For More Information, Contact:
Daryl Savage at (650) 688-6384


SACRAMENTO – Assemblyman Joe Simitian (D-Palo Alto) announced today that Ravenswood City School District’s long financial struggle with the State over the reimbursement of special education costs is finally over. Assembly Bill 1350, which sought to reimburse the school district $1.33 million for special education costs incurred in complying with a court order, has been signed into law.

“It took some time—more than two years,” said Simitian, “but we finally got the school district its due. It was a simple reimbursement claim that got caught up in a bureaucratic nightmare. Thankfully, the result is a good one.”

How did Simitian become a one-man collection agency on behalf of a local school district?

In the fall of 2000 and 2001, Ravenswood City School District filed two separate claims with the State Controller’s Office, totaling $1.33 million, for special education costs it had incurred in complying with a Federal court order. Under the Ravenswood Corrective Action Plan (RCAP), the school district was instructed to make certain improvements to its special education programs—the cost of which could be reimbursed with State funds.

Ravenswood complied—making the necessary changes, and submitted a claim for reimbursement of the funds it had spent. But between filing and payment of the claim, the relevant section of the Education Code authorizing payment of such claims was repealed, leaving the State Controller’s Office with no authority to reimburse Ravenswood.

The school district had spent $1.33 million in good faith for good purposes, and the request to be reimbursed by the State had been validated by an independent private auditor.
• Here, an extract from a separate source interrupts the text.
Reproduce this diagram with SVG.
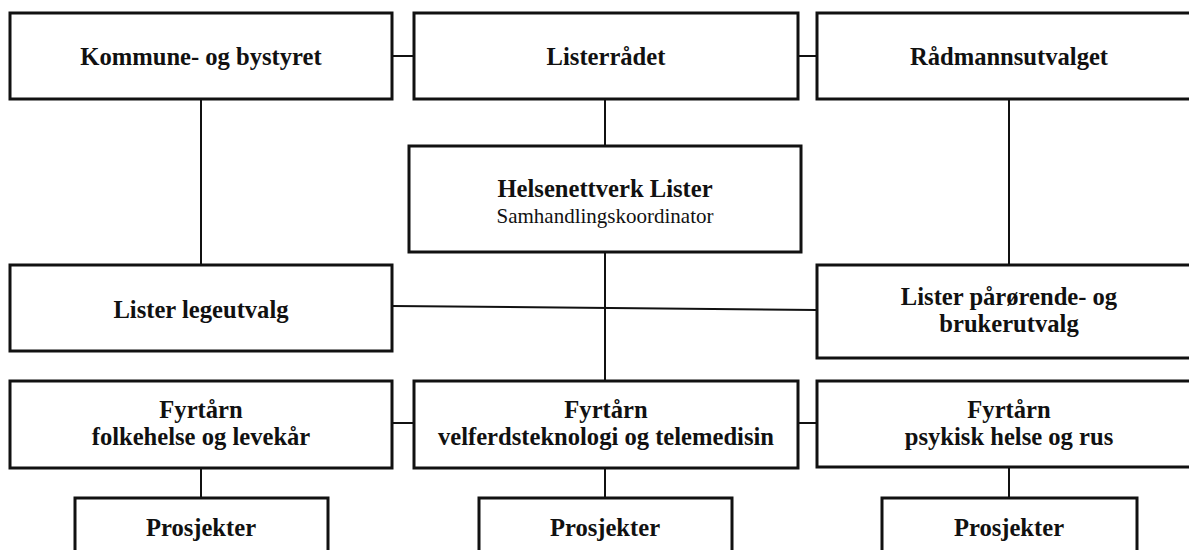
<svg xmlns="http://www.w3.org/2000/svg" width="1189" height="550" viewBox="0 0 1189 550">
<style>
.box{fill:#fff;stroke:#111;stroke-width:3}
.ln{stroke:#111;stroke-width:2;fill:none}
.t{font-family:"Liberation Serif","Times New Roman",serif;font-weight:bold;font-size:24.6px;fill:#111;text-anchor:middle}
.s{font-family:"Liberation Serif","Times New Roman",serif;font-size:21px;fill:#111;text-anchor:middle}
</style>
<rect width="1189" height="550" fill="#fff"/>
<g id="connectors">
<line class="ln" x1="392" y1="56" x2="414" y2="56"/>
<line class="ln" x1="798" y1="56" x2="817" y2="56"/>
<line class="ln" x1="605" y1="99" x2="605" y2="146"/>
<line class="ln" x1="201" y1="99" x2="201" y2="265"/>
<line class="ln" x1="1009" y1="99" x2="1009" y2="265"/>
<line class="ln" x1="605" y1="252" x2="605" y2="381"/>
<line class="ln" x1="392" y1="306" x2="817" y2="310"/>
<line class="ln" x1="392" y1="423" x2="414" y2="423"/>
<line class="ln" x1="798" y1="423" x2="817" y2="423"/>
<line class="ln" x1="201" y1="468" x2="201" y2="498"/>
<line class="ln" x1="605" y1="468" x2="605" y2="498"/>
<line class="ln" x1="1009" y1="468" x2="1009" y2="498"/>
</g>
<g id="kommune">
<rect class="box" x="10" y="13" width="382" height="86"/>
<text class="t" x="201" y="65">Kommune- og bystyret</text>
</g>
<g id="listerradet">
<rect class="box" x="414" y="13" width="384" height="86"/>
<text class="t" x="606" y="65">Listerrådet</text>
</g>
<g id="radmann">
<rect class="box" x="817" y="13" width="384" height="86"/>
<text class="t" x="1009" y="65">Rådmannsutvalget</text>
</g>
<g id="helsenettverk">
<rect class="box" x="409" y="146" width="392" height="106"/>
<text class="t" x="605" y="197">Helsenettverk Lister</text>
<text class="s" x="605" y="223">Samhandlingskoordinator</text>
</g>
<g id="legeutvalg">
<rect class="box" x="10" y="265" width="382" height="86"/>
<text class="t" x="201" y="318">Lister legeutvalg</text>
</g>
<g id="parorende">
<rect class="box" x="817" y="265" width="384" height="93"/>
<text class="t" x="1009" y="305">Lister pårørende- og</text>
<text class="t" x="1009" y="332">brukerutvalg</text>
</g>
<g id="fyrtarn1">
<rect class="box" x="10" y="381" width="382" height="87"/>
<text class="t" x="201" y="418">Fyrtårn</text>
<text class="t" x="201" y="445">folkehelse og levekår</text>
</g>
<g id="fyrtarn2">
<rect class="box" x="414" y="381" width="384" height="87"/>
<text class="t" x="606" y="418">Fyrtårn</text>
<text class="t" x="606" y="445">velferdsteknologi og telemedisin</text>
</g>
<g id="fyrtarn3">
<rect class="box" x="817" y="381" width="384" height="86"/>
<text class="t" x="1009" y="418">Fyrtårn</text>
<text class="t" x="1009" y="445">psykisk helse og rus</text>
</g>
<g id="prosjekter1">
<rect class="box" x="75" y="498" width="253" height="70"/>
<text class="t" x="201" y="536">Prosjekter</text>
</g>
<g id="prosjekter2">
<rect class="box" x="479" y="498" width="253" height="70"/>
<text class="t" x="605" y="536">Prosjekter</text>
</g>
<g id="prosjekter3">
<rect class="box" x="882" y="498" width="255" height="70"/>
<text class="t" x="1009" y="536">Prosjekter</text>
</g>
</svg>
But no one had foreseen this hanging claim in repealing Education Code Section 42243.6(a). Hence, Ravenswood was out $1.33 million—a significant sum in a district with a $36 million annual budget.
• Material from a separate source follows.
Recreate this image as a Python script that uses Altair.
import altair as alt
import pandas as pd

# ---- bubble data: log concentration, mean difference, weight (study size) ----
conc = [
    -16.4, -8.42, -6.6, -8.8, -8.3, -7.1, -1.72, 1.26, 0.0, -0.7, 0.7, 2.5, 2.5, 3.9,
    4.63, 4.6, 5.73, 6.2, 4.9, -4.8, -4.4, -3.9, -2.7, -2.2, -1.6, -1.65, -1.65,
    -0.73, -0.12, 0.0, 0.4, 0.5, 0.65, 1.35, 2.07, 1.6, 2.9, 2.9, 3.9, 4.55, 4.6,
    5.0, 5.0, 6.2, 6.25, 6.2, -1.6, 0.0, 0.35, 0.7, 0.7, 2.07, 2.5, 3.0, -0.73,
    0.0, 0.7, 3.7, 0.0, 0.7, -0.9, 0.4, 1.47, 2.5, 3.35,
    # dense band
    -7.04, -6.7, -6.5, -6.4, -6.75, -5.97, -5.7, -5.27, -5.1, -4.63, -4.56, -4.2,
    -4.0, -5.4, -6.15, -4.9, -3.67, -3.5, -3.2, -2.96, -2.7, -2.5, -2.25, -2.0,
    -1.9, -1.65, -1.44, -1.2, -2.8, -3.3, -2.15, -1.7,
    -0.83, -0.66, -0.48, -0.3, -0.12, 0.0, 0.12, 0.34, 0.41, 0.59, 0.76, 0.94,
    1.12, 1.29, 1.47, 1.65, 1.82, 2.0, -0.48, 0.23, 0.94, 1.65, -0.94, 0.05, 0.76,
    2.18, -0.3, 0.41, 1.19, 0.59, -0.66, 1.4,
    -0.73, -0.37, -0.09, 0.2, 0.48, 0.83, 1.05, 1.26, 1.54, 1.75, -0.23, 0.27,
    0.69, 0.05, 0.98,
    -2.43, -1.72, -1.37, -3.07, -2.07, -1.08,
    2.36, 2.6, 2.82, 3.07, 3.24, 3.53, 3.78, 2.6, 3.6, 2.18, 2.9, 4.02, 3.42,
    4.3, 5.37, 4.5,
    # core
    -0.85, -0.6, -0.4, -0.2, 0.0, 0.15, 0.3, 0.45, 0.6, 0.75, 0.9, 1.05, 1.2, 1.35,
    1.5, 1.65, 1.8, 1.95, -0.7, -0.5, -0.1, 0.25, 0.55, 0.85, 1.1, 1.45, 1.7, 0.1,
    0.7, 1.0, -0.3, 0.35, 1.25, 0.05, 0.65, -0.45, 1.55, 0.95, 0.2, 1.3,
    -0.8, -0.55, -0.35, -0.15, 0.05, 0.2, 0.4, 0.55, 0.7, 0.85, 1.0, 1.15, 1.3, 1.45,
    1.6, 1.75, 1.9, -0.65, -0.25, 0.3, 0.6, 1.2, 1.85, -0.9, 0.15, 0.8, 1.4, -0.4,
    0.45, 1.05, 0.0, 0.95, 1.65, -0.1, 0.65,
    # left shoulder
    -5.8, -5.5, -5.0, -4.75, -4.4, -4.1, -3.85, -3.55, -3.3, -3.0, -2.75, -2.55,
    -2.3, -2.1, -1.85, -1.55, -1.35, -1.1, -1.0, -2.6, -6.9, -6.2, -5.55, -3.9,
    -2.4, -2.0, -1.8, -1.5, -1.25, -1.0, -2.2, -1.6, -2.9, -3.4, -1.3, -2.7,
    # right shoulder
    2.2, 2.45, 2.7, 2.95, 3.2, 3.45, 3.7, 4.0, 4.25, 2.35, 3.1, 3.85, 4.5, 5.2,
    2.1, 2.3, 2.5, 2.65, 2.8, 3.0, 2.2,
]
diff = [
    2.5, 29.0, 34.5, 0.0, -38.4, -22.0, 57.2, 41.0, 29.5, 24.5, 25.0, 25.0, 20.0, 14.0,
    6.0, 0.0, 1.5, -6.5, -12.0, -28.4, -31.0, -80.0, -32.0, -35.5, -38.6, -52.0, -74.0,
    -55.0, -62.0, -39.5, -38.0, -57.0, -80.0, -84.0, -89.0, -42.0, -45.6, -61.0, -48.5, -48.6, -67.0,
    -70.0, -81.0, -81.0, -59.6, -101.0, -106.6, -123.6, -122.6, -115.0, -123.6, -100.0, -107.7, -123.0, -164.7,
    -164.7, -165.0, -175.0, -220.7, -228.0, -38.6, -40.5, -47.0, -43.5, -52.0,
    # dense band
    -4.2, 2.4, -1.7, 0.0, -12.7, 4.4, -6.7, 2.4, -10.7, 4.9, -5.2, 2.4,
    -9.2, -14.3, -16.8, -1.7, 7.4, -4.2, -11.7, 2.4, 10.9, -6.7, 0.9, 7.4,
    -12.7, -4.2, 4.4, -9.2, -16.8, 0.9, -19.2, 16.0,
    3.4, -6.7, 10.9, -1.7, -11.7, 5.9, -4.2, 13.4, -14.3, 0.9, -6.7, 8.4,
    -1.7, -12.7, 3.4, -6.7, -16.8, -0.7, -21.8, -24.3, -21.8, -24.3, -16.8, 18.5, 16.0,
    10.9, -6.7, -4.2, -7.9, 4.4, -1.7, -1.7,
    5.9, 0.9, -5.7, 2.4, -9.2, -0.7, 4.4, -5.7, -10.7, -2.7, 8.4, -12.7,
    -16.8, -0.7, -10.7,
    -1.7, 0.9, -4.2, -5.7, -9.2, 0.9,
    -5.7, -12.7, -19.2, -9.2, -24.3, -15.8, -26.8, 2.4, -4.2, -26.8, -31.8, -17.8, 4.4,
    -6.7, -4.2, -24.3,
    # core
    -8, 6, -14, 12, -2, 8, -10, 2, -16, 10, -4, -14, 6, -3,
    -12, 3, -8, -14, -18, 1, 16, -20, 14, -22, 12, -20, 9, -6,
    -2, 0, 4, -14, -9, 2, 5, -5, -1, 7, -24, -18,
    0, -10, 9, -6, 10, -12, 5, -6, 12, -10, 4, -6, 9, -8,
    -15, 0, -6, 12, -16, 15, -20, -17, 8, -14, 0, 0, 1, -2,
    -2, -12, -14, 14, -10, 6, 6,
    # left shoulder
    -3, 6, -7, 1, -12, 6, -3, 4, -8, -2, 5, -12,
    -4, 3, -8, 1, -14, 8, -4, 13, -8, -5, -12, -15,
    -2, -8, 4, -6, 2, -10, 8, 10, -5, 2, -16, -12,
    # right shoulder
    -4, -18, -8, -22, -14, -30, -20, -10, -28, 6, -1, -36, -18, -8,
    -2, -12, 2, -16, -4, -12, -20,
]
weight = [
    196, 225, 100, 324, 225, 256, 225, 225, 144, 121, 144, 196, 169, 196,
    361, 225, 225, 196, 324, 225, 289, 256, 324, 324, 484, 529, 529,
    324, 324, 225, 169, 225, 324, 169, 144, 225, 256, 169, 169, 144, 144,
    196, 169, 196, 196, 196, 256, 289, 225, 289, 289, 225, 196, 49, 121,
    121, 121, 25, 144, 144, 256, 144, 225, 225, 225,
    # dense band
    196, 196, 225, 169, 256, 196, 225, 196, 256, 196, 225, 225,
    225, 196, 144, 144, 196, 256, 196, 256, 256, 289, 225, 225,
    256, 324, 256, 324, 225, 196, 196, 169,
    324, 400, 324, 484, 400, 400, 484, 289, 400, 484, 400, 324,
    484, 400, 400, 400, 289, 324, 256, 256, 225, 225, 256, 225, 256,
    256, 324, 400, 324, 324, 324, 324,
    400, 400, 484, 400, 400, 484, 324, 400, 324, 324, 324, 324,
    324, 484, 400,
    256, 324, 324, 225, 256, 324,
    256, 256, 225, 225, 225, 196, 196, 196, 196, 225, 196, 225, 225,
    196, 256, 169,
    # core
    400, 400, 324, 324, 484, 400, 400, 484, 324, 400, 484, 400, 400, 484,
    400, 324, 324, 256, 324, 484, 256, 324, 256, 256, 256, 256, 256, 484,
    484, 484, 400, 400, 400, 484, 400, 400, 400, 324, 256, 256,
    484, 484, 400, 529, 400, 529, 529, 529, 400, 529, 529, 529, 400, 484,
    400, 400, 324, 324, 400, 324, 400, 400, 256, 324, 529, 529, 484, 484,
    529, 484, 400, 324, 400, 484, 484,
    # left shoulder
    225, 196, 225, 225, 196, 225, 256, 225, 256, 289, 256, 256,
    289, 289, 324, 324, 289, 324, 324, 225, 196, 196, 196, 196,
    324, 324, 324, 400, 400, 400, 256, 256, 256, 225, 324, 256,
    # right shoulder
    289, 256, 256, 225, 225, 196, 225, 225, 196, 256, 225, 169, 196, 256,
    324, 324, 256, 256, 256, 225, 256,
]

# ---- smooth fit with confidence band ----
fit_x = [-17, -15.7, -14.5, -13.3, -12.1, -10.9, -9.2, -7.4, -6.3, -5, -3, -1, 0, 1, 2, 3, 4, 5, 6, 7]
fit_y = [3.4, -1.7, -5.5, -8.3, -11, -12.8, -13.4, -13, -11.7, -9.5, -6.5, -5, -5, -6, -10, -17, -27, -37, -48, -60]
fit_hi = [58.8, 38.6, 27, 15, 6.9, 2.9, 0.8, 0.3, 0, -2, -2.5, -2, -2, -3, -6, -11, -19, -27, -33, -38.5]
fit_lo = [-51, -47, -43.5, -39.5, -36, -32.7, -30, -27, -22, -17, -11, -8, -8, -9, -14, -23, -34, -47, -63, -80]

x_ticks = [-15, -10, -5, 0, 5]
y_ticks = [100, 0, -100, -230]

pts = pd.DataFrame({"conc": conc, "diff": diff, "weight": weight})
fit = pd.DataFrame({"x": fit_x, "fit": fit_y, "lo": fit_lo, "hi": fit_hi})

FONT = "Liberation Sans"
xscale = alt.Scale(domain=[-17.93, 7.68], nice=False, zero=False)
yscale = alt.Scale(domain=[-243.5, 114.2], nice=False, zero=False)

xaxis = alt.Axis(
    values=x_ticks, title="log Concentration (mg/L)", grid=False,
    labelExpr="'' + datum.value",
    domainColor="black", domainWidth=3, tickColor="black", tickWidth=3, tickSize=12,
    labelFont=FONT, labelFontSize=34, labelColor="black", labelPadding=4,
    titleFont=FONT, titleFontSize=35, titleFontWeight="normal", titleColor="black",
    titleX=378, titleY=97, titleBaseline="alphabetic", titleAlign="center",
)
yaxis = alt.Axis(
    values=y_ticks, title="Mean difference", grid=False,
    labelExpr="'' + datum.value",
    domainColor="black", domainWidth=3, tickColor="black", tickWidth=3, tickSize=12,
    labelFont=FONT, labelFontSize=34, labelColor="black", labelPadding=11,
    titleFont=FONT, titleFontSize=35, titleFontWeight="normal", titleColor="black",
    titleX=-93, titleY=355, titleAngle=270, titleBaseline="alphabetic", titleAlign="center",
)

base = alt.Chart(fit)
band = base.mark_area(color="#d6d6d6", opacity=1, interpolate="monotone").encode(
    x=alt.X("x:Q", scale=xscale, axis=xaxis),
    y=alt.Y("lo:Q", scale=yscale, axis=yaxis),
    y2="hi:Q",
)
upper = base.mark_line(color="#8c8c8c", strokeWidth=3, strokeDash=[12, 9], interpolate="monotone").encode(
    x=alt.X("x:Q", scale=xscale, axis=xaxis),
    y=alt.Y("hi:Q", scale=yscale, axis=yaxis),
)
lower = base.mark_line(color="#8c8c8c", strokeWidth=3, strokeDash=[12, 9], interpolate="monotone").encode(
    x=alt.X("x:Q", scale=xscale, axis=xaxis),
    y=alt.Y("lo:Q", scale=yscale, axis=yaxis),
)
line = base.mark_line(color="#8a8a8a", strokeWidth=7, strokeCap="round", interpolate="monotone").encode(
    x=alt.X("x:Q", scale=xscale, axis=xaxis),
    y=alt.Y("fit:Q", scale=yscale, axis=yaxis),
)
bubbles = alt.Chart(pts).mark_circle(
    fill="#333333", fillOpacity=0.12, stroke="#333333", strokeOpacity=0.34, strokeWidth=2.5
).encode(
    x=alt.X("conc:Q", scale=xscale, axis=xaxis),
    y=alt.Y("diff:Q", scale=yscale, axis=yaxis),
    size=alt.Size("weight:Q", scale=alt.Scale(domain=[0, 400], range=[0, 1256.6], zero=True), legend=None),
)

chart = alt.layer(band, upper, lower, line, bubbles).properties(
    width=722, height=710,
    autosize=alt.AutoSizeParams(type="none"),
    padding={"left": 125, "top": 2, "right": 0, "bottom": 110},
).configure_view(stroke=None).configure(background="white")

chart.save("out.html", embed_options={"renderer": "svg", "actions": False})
The Ravenswood School Board and Superintendent Floyd Gonella went to Simitian. “We needed someone who could make sense of these arcane statutes, and push past the bureaucracy,” said Gonella. “Joe sat down with legislator after legislator to explain why we were entitled to this money. He lobbied the Governor’s office. He really went to bat for us.”
According to Simitian, the explanation is actually quite simple. “Ravenswood submitted a valid claim in a timely fashion when appropriate authorizing language existed. They should be paid,” he said. “Unfortunately,” Simitian added, “the District’s somewhat tumultuous history made the matter that much more confusing. It just took some extra effort to sort out the issues.” 
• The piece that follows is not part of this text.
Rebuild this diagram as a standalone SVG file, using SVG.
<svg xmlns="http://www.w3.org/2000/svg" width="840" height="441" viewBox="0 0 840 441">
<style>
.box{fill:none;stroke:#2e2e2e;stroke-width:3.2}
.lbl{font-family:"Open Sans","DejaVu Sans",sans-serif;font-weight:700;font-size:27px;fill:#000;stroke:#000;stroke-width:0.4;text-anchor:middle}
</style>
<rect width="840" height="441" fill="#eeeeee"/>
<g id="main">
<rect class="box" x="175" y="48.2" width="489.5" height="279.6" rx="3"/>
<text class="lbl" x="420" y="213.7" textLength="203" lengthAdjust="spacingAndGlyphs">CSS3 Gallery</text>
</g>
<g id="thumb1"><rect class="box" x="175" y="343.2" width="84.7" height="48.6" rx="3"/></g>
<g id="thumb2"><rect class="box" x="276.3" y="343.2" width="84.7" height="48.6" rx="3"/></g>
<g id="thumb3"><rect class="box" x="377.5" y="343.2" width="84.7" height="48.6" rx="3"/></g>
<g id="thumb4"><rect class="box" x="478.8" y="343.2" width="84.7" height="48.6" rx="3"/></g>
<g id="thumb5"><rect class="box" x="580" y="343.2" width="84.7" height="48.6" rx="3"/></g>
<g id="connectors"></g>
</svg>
In fact, the Ravenswood claim had three obstacles to overcome. The first obstacle was the fact that the state law authorizing payment of such claims has been repealed. The second obstacle was the fact that the state law on which Simitian and Ravenswood were relying allowed, but did not actually require, payment of such claims.  And finally, the State budget deficit meant that both the Governor and the Legislature were inclined to avoid spending bills of any sort.

“We’re thankful that Joe took this challenge on,” said Ravenswood School Board President Adam Mitchell. “He knows that $1.33 million is a very big number for us, particularly with respect to our special education budget. We’re making real progress, and these funds will help tremendously.”

AB 1350 allocates federal special education funds, rather than State funds, to pay the Ravenswood claims, and specifically requires that the funds be used for special education purposes.